(Rows from a dataset of charts and code)
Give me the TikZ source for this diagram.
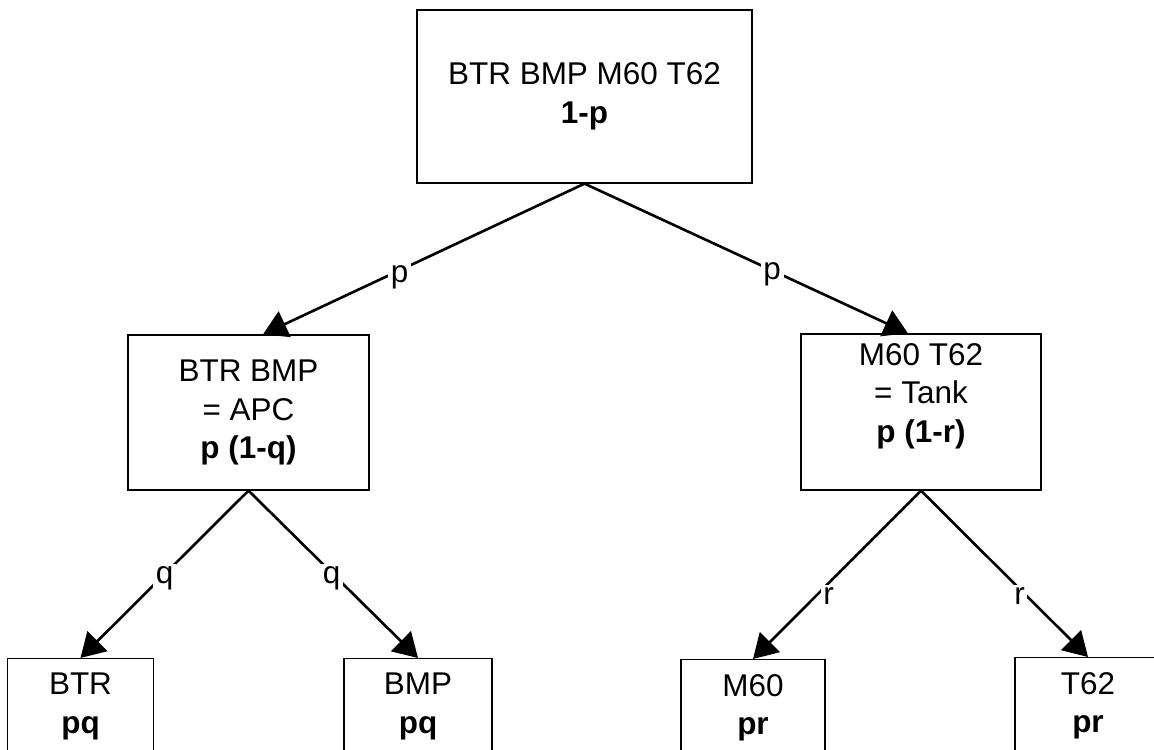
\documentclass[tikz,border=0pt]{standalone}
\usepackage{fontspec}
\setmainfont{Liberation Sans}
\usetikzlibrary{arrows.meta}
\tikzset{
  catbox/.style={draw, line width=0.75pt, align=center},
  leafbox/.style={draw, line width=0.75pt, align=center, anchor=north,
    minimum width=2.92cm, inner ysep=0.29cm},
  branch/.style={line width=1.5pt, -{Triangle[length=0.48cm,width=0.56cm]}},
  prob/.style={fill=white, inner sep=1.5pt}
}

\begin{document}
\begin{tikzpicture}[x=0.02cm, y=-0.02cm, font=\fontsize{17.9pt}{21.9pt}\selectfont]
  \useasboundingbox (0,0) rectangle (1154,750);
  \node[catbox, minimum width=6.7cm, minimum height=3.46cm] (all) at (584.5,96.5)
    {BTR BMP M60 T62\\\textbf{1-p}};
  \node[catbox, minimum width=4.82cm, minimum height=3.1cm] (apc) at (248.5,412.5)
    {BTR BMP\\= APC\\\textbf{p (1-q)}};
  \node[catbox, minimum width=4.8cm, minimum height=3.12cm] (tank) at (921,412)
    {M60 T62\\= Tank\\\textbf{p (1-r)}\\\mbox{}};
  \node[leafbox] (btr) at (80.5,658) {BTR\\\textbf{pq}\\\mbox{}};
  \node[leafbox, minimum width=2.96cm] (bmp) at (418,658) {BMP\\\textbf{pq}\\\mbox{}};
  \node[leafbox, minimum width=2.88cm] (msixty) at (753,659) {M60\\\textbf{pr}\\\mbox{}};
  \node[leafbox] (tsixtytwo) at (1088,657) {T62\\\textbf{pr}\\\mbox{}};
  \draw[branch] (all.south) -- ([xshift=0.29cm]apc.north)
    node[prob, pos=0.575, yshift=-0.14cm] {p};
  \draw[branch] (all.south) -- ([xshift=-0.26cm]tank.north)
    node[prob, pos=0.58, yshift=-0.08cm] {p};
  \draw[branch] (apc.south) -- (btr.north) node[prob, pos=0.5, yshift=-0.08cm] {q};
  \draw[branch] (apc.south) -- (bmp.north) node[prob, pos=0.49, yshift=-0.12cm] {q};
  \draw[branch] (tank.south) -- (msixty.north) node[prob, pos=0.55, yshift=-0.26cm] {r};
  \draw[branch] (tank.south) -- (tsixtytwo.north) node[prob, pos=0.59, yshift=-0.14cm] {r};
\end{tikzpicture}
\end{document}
==
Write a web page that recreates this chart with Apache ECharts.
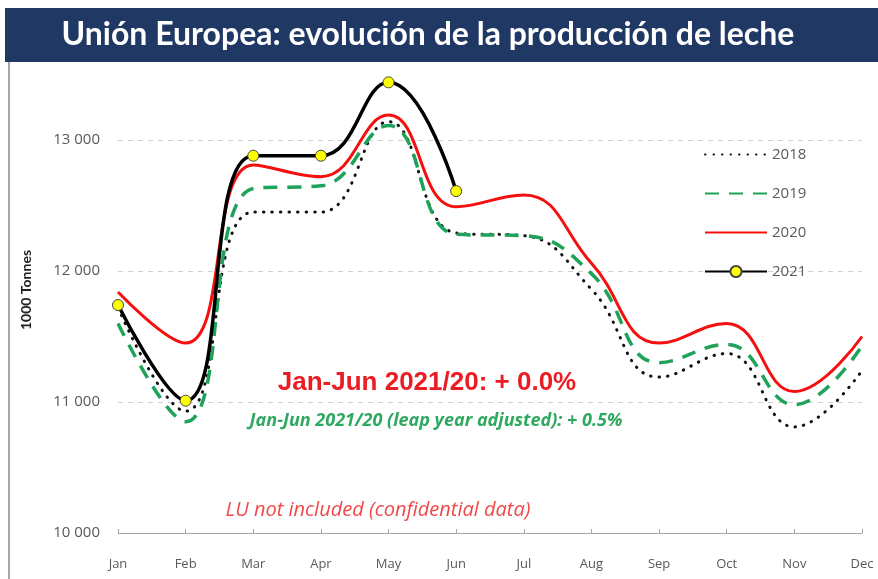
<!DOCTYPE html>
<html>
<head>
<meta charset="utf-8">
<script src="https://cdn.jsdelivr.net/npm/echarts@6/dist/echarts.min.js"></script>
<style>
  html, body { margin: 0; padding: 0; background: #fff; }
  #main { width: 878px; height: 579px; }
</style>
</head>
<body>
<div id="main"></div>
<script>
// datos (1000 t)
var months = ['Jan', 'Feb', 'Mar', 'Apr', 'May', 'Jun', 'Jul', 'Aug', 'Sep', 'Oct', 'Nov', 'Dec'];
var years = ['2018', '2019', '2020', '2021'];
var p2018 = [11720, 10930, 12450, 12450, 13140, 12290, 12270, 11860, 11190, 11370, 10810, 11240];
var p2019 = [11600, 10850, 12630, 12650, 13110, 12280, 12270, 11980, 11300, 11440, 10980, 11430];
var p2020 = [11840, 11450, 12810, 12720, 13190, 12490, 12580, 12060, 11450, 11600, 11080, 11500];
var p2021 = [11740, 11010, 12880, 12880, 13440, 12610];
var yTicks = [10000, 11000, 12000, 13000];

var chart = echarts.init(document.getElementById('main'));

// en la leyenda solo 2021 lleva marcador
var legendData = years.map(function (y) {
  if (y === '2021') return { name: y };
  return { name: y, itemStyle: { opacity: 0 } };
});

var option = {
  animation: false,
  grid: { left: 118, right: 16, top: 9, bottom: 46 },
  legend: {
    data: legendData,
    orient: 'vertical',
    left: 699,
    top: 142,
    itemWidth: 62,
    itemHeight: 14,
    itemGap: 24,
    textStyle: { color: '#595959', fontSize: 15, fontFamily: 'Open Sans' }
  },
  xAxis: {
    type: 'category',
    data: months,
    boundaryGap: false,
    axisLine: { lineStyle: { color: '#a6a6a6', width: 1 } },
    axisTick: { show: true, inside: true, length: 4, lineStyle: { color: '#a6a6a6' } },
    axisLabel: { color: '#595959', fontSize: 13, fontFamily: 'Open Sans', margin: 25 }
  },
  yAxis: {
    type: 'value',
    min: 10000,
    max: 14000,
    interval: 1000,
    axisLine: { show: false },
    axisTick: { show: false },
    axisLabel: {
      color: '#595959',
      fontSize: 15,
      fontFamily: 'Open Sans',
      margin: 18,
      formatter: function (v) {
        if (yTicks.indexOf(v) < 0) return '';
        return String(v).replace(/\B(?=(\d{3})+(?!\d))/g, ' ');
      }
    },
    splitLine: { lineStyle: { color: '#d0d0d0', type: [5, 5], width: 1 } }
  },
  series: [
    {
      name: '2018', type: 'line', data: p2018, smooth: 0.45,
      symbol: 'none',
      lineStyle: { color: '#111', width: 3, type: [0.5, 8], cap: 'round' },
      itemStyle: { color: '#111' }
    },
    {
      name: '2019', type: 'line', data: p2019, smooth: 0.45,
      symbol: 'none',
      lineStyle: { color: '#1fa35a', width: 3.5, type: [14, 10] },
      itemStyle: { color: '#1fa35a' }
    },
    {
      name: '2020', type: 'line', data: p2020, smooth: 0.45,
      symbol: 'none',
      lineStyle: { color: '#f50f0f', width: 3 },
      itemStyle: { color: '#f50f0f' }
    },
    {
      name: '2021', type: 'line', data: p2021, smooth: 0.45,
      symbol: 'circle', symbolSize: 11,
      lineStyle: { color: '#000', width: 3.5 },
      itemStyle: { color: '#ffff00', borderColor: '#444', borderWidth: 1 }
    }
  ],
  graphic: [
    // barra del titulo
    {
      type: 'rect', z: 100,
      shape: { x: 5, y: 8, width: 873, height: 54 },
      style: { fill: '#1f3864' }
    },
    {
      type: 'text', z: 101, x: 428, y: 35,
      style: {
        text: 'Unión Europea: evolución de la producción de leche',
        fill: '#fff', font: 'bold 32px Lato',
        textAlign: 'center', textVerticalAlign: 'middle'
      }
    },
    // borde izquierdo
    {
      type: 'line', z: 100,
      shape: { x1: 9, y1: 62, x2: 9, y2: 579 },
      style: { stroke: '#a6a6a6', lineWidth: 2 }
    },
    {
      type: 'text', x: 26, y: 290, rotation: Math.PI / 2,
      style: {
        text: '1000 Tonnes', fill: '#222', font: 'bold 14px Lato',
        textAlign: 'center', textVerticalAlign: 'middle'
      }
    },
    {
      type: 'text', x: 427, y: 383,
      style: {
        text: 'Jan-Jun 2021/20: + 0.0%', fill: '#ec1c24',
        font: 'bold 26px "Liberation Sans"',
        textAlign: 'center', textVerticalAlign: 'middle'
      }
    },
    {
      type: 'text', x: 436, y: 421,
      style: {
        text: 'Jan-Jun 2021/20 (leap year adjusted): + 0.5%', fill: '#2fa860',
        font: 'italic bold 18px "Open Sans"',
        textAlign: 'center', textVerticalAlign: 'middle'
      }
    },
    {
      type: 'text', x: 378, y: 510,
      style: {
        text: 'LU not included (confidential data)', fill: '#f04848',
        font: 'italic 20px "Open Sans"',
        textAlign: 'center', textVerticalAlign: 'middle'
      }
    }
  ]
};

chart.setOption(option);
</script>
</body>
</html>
--
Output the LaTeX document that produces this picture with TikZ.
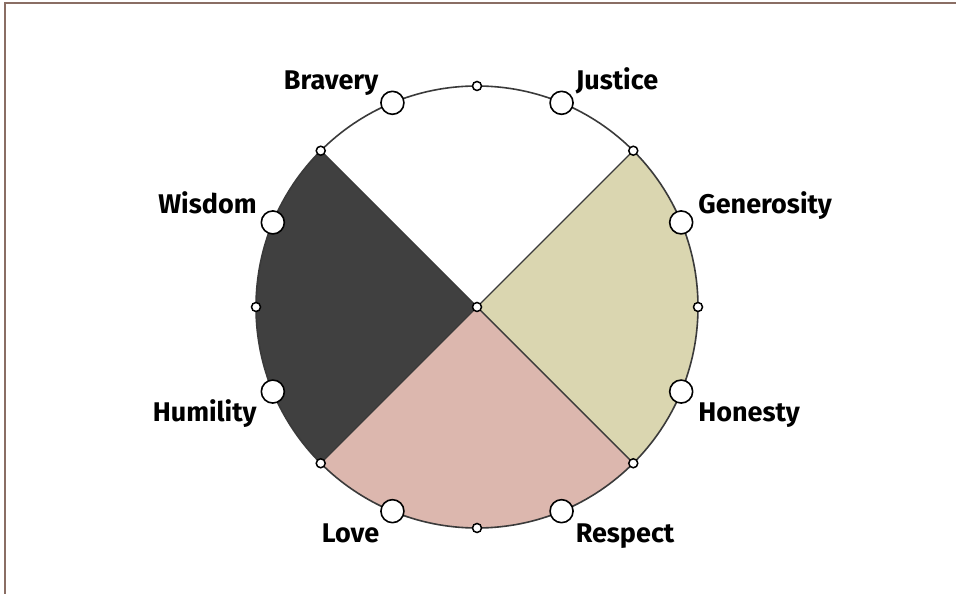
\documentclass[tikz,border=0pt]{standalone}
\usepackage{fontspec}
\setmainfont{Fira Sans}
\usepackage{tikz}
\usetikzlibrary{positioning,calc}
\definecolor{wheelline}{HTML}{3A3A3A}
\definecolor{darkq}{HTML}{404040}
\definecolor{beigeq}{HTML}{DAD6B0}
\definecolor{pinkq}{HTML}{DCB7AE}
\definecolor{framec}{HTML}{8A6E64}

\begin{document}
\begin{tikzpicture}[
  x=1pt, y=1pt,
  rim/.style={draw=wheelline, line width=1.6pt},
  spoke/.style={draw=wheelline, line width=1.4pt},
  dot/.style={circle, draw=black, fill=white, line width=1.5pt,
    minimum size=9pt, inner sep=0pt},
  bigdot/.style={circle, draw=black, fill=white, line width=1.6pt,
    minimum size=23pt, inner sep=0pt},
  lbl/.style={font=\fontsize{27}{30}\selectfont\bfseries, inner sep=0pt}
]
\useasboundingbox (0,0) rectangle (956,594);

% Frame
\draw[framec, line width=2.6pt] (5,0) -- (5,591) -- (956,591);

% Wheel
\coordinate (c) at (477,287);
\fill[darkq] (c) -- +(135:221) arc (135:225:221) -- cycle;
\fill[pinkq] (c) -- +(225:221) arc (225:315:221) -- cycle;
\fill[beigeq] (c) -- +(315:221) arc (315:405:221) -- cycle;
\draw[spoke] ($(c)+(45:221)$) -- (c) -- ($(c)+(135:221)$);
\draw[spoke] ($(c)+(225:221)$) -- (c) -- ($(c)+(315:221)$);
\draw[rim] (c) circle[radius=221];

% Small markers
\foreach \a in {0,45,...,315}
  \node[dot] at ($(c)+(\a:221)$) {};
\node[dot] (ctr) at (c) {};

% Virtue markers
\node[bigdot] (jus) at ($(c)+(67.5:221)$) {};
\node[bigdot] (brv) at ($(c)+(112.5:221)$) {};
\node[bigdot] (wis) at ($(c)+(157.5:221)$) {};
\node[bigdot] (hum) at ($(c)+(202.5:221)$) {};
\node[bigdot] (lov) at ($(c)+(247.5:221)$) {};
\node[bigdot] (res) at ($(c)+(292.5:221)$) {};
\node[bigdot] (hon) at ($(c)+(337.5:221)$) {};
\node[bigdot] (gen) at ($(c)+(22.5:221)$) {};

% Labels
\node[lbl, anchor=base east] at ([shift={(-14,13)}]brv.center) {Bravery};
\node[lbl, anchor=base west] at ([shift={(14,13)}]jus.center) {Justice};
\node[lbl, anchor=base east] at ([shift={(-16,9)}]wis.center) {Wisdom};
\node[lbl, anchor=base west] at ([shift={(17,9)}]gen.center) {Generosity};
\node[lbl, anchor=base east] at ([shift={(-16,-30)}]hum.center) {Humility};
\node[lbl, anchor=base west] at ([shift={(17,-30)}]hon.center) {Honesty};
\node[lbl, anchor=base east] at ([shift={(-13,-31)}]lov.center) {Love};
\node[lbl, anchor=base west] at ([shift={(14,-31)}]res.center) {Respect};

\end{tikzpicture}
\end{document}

PROBLEM >> Except for the pictures, write out exactly the lines from the line that contains "Write a web" through the line that contains "var yTicks = [10000, 11000, 12000, 13000];", including both.

ANSWER IN FULL >>
Write a web page that recreates this chart with Apache ECharts.
<!DOCTYPE html>
<html>
<head>
<meta charset="utf-8">
<script src="https://cdn.jsdelivr.net/npm/echarts@6/dist/echarts.min.js"></script>
<style>
  html, body { margin: 0; padding: 0; background: #fff; }
  #main { width: 878px; height: 579px; }
</style>
</head>
<body>
<div id="main"></div>
<script>
// datos (1000 t)
var months = ['Jan', 'Feb', 'Mar', 'Apr', 'May', 'Jun', 'Jul', 'Aug', 'Sep', 'Oct', 'Nov', 'Dec'];
var years = ['2018', '2019', '2020', '2021'];
var p2018 = [11720, 10930, 12450, 12450, 13140, 12290, 12270, 11860, 11190, 11370, 10810, 11240];
var p2019 = [11600, 10850, 12630, 12650, 13110, 12280, 12270, 11980, 11300, 11440, 10980, 11430];
var p2020 = [11840, 11450, 12810, 12720, 13190, 12490, 12580, 12060, 11450, 11600, 11080, 11500];
var p2021 = [11740, 11010, 12880, 12880, 13440, 12610];
var yTicks = [10000, 11000, 12000, 13000];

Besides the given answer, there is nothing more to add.